Supplied information:
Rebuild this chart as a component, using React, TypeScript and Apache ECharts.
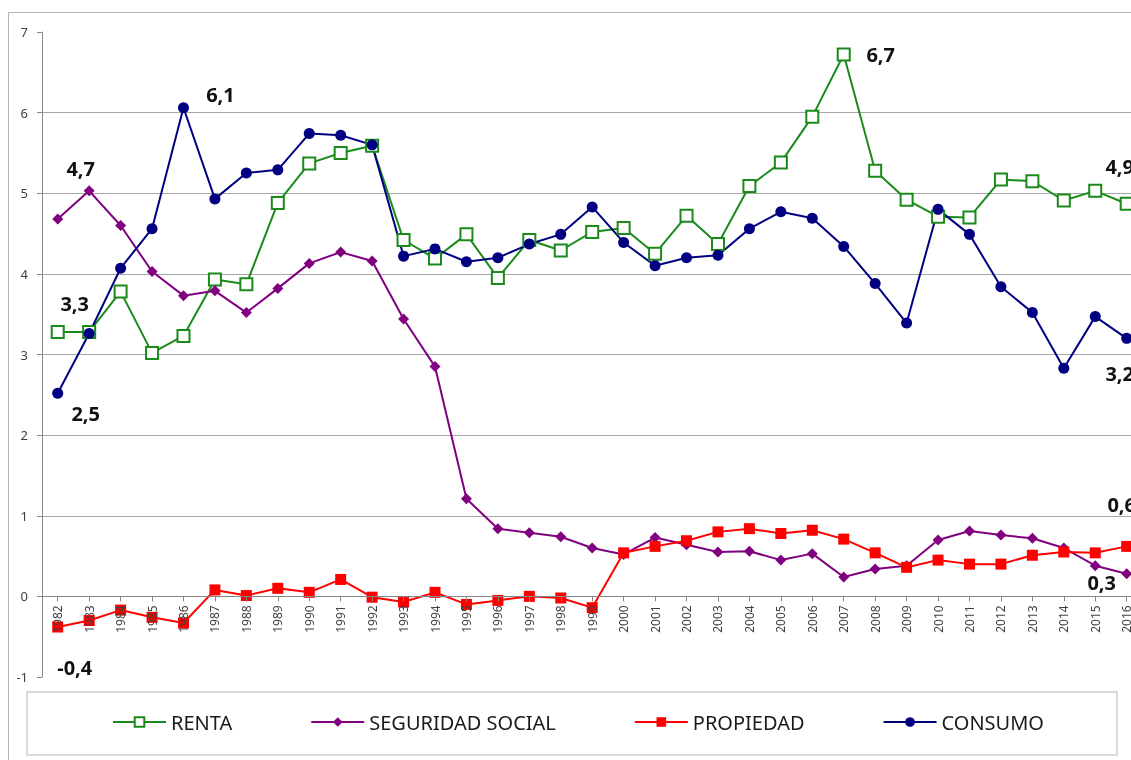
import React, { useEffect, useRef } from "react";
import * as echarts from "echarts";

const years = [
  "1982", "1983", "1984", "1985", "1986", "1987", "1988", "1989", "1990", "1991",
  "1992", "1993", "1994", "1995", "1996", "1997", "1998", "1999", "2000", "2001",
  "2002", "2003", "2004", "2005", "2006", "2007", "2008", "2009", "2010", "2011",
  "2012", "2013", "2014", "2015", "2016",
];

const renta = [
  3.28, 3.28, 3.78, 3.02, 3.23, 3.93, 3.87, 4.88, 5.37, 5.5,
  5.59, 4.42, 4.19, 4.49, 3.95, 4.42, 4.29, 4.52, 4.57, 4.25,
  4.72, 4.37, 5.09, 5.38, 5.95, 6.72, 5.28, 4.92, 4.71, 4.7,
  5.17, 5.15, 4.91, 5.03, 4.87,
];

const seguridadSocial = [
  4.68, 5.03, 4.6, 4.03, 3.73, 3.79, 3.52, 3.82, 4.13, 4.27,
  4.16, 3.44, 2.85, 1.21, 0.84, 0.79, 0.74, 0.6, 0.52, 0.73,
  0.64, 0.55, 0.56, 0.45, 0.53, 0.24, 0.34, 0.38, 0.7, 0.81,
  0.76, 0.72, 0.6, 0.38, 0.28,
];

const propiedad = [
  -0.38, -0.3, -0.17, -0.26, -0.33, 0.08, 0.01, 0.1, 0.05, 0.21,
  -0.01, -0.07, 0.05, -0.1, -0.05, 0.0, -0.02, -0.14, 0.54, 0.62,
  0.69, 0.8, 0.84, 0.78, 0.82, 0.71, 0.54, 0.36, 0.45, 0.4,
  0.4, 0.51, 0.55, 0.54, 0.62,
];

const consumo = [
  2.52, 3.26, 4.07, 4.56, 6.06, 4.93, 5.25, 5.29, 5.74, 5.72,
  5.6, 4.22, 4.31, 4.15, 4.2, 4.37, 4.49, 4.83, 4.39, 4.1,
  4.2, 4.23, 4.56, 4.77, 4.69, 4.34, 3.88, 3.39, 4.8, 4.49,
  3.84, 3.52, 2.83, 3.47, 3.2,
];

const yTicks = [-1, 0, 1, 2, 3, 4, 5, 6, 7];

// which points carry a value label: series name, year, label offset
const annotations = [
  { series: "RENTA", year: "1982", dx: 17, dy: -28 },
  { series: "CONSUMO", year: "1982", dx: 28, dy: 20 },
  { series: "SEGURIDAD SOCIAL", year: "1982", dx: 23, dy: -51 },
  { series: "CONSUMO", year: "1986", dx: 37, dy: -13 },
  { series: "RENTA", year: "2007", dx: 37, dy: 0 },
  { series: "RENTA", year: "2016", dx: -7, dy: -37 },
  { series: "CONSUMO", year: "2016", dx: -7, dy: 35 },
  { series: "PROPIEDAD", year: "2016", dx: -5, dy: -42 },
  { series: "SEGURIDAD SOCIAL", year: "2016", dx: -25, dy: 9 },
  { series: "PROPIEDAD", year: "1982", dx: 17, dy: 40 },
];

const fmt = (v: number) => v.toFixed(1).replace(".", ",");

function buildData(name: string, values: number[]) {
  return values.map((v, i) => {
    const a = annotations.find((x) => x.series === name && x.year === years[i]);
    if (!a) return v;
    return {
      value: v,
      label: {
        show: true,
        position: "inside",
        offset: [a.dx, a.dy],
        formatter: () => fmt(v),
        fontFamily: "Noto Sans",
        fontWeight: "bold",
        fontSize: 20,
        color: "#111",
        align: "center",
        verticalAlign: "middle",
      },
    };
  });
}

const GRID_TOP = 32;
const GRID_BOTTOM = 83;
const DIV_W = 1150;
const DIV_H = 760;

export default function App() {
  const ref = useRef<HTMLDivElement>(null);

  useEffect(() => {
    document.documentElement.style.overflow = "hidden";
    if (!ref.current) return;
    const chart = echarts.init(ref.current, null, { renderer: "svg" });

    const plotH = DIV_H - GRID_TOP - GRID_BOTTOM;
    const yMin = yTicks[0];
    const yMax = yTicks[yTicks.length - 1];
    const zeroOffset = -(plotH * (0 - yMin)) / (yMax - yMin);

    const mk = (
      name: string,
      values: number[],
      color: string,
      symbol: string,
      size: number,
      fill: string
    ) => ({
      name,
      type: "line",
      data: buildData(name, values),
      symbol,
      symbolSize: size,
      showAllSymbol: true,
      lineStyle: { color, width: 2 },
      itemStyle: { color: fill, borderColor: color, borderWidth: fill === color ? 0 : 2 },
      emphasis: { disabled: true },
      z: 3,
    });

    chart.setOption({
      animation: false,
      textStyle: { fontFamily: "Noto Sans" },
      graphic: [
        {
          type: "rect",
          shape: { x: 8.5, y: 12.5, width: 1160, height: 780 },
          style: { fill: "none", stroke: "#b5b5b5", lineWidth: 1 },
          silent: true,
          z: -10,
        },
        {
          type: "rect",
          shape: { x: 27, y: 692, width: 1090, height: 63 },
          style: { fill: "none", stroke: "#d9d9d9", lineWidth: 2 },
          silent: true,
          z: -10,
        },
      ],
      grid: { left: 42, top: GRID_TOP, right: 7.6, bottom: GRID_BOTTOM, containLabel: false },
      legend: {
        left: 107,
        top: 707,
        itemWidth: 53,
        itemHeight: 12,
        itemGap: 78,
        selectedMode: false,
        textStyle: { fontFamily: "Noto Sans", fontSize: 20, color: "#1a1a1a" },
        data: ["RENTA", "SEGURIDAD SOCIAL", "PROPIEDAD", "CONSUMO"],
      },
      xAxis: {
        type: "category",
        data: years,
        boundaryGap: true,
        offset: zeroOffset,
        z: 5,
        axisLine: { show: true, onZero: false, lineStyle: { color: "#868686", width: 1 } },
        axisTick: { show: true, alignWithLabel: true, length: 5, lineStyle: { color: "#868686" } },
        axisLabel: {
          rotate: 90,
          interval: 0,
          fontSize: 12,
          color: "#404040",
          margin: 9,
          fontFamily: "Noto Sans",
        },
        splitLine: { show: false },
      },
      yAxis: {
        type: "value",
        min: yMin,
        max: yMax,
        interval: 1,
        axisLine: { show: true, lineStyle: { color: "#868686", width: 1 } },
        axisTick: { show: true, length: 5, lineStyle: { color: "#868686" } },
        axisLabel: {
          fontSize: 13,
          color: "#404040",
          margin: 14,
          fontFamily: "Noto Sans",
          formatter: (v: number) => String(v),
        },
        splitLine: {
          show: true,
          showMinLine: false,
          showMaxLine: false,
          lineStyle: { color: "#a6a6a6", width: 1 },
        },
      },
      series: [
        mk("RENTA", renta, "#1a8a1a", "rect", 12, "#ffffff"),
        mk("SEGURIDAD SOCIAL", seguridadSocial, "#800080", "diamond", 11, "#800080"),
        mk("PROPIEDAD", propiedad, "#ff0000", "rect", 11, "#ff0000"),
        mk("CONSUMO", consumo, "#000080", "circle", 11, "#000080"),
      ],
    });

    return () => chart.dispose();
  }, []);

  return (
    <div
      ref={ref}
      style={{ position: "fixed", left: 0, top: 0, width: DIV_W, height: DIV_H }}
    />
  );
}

What this task involves:
Repeat the material above word for word and skip every image in it.

Solution for this exercise:
Rebuild this chart as a component, using React, TypeScript and Apache ECharts.
import React, { useEffect, useRef } from "react";
import * as echarts from "echarts";

const years = [
  "1982", "1983", "1984", "1985", "1986", "1987", "1988", "1989", "1990", "1991",
  "1992", "1993", "1994", "1995", "1996", "1997", "1998", "1999", "2000", "2001",
  "2002", "2003", "2004", "2005", "2006", "2007", "2008", "2009", "2010", "2011",
  "2012", "2013", "2014", "2015", "2016",
];

const renta = [
  3.28, 3.28, 3.78, 3.02, 3.23, 3.93, 3.87, 4.88, 5.37, 5.5,
  5.59, 4.42, 4.19, 4.49, 3.95, 4.42, 4.29, 4.52, 4.57, 4.25,
  4.72, 4.37, 5.09, 5.38, 5.95, 6.72, 5.28, 4.92, 4.71, 4.7,
  5.17, 5.15, 4.91, 5.03, 4.87,
];

const seguridadSocial = [
  4.68, 5.03, 4.6, 4.03, 3.73, 3.79, 3.52, 3.82, 4.13, 4.27,
  4.16, 3.44, 2.85, 1.21, 0.84, 0.79, 0.74, 0.6, 0.52, 0.73,
  0.64, 0.55, 0.56, 0.45, 0.53, 0.24, 0.34, 0.38, 0.7, 0.81,
  0.76, 0.72, 0.6, 0.38, 0.28,
];

const propiedad = [
  -0.38, -0.3, -0.17, -0.26, -0.33, 0.08, 0.01, 0.1, 0.05, 0.21,
  -0.01, -0.07, 0.05, -0.1, -0.05, 0.0, -0.02, -0.14, 0.54, 0.62,
  0.69, 0.8, 0.84, 0.78, 0.82, 0.71, 0.54, 0.36, 0.45, 0.4,
  0.4, 0.51, 0.55, 0.54, 0.62,
];

const consumo = [
  2.52, 3.26, 4.07, 4.56, 6.06, 4.93, 5.25, 5.29, 5.74, 5.72,
  5.6, 4.22, 4.31, 4.15, 4.2, 4.37, 4.49, 4.83, 4.39, 4.1,
  4.2, 4.23, 4.56, 4.77, 4.69, 4.34, 3.88, 3.39, 4.8, 4.49,
  3.84, 3.52, 2.83, 3.47, 3.2,
];

const yTicks = [-1, 0, 1, 2, 3, 4, 5, 6, 7];

// which points carry a value label: series name, year, label offset
const annotations = [
  { series: "RENTA", year: "1982", dx: 17, dy: -28 },
  { series: "CONSUMO", year: "1982", dx: 28, dy: 20 },
  { series: "SEGURIDAD SOCIAL", year: "1982", dx: 23, dy: -51 },
  { series: "CONSUMO", year: "1986", dx: 37, dy: -13 },
  { series: "RENTA", year: "2007", dx: 37, dy: 0 },
  { series: "RENTA", year: "2016", dx: -7, dy: -37 },
  { series: "CONSUMO", year: "2016", dx: -7, dy: 35 },
  { series: "PROPIEDAD", year: "2016", dx: -5, dy: -42 },
  { series: "SEGURIDAD SOCIAL", year: "2016", dx: -25, dy: 9 },
  { series: "PROPIEDAD", year: "1982", dx: 17, dy: 40 },
];

const fmt = (v: number) => v.toFixed(1).replace(".", ",");

function buildData(name: string, values: number[]) {
  return values.map((v, i) => {
    const a = annotations.find((x) => x.series === name && x.year === years[i]);
    if (!a) return v;
    return {
      value: v,
      label: {
        show: true,
        position: "inside",
        offset: [a.dx, a.dy],
        formatter: () => fmt(v),
        fontFamily: "Noto Sans",
        fontWeight: "bold",
        fontSize: 20,
        color: "#111",
        align: "center",
        verticalAlign: "middle",
      },
    };
  });
}

const GRID_TOP = 32;
const GRID_BOTTOM = 83;
const DIV_W = 1150;
const DIV_H = 760;

export default function App() {
  const ref = useRef<HTMLDivElement>(null);

  useEffect(() => {
    document.documentElement.style.overflow = "hidden";
    if (!ref.current) return;
    const chart = echarts.init(ref.current, null, { renderer: "svg" });

    const plotH = DIV_H - GRID_TOP - GRID_BOTTOM;
    const yMin = yTicks[0];
    const yMax = yTicks[yTicks.length - 1];
    const zeroOffset = -(plotH * (0 - yMin)) / (yMax - yMin);

    const mk = (
      name: string,
      values: number[],
      color: string,
      symbol: string,
      size: number,
      fill: string
    ) => ({
      name,
      type: "line",
      data: buildData(name, values),
      symbol,
      symbolSize: size,
      showAllSymbol: true,
      lineStyle: { color, width: 2 },
      itemStyle: { color: fill, borderColor: color, borderWidth: fill === color ? 0 : 2 },
      emphasis: { disabled: true },
      z: 3,
    });

    chart.setOption({
      animation: false,
      textStyle: { fontFamily: "Noto Sans" },
      graphic: [
        {
          type: "rect",
          shape: { x: 8.5, y: 12.5, width: 1160, height: 780 },
          style: { fill: "none", stroke: "#b5b5b5", lineWidth: 1 },
          silent: true,
          z: -10,
        },
        {
          type: "rect",
          shape: { x: 27, y: 692, width: 1090, height: 63 },
          style: { fill: "none", stroke: "#d9d9d9", lineWidth: 2 },
          silent: true,
          z: -10,
        },
      ],
      grid: { left: 42, top: GRID_TOP, right: 7.6, bottom: GRID_BOTTOM, containLabel: false },
      legend: {
        left: 107,
        top: 707,
        itemWidth: 53,
        itemHeight: 12,
        itemGap: 78,
        selectedMode: false,
        textStyle: { fontFamily: "Noto Sans", fontSize: 20, color: "#1a1a1a" },
        data: ["RENTA", "SEGURIDAD SOCIAL", "PROPIEDAD", "CONSUMO"],
      },
      xAxis: {
        type: "category",
        data: years,
        boundaryGap: true,
        offset: zeroOffset,
        z: 5,
        axisLine: { show: true, onZero: false, lineStyle: { color: "#868686", width: 1 } },
        axisTick: { show: true, alignWithLabel: true, length: 5, lineStyle: { color: "#868686" } },
        axisLabel: {
          rotate: 90,
          interval: 0,
          fontSize: 12,
          color: "#404040",
          margin: 9,
          fontFamily: "Noto Sans",
        },
        splitLine: { show: false },
      },
      yAxis: {
        type: "value",
        min: yMin,
        max: yMax,
        interval: 1,
        axisLine: { show: true, lineStyle: { color: "#868686", width: 1 } },
        axisTick: { show: true, length: 5, lineStyle: { color: "#868686" } },
        axisLabel: {
          fontSize: 13,
          color: "#404040",
          margin: 14,
          fontFamily: "Noto Sans",
          formatter: (v: number) => String(v),
        },
        splitLine: {
          show: true,
          showMinLine: false,
          showMaxLine: false,
          lineStyle: { color: "#a6a6a6", width: 1 },
        },
      },
      series: [
        mk("RENTA", renta, "#1a8a1a", "rect", 12, "#ffffff"),
        mk("SEGURIDAD SOCIAL", seguridadSocial, "#800080", "diamond", 11, "#800080"),
        mk("PROPIEDAD", propiedad, "#ff0000", "rect", 11, "#ff0000"),
        mk("CONSUMO", consumo, "#000080", "circle", 11, "#000080"),
      ],
    });

    return () => chart.dispose();
  }, []);

  return (
    <div
      ref={ref}
      style={{ position: "fixed", left: 0, top: 0, width: DIV_W, height: DIV_H }}
    />
  );
}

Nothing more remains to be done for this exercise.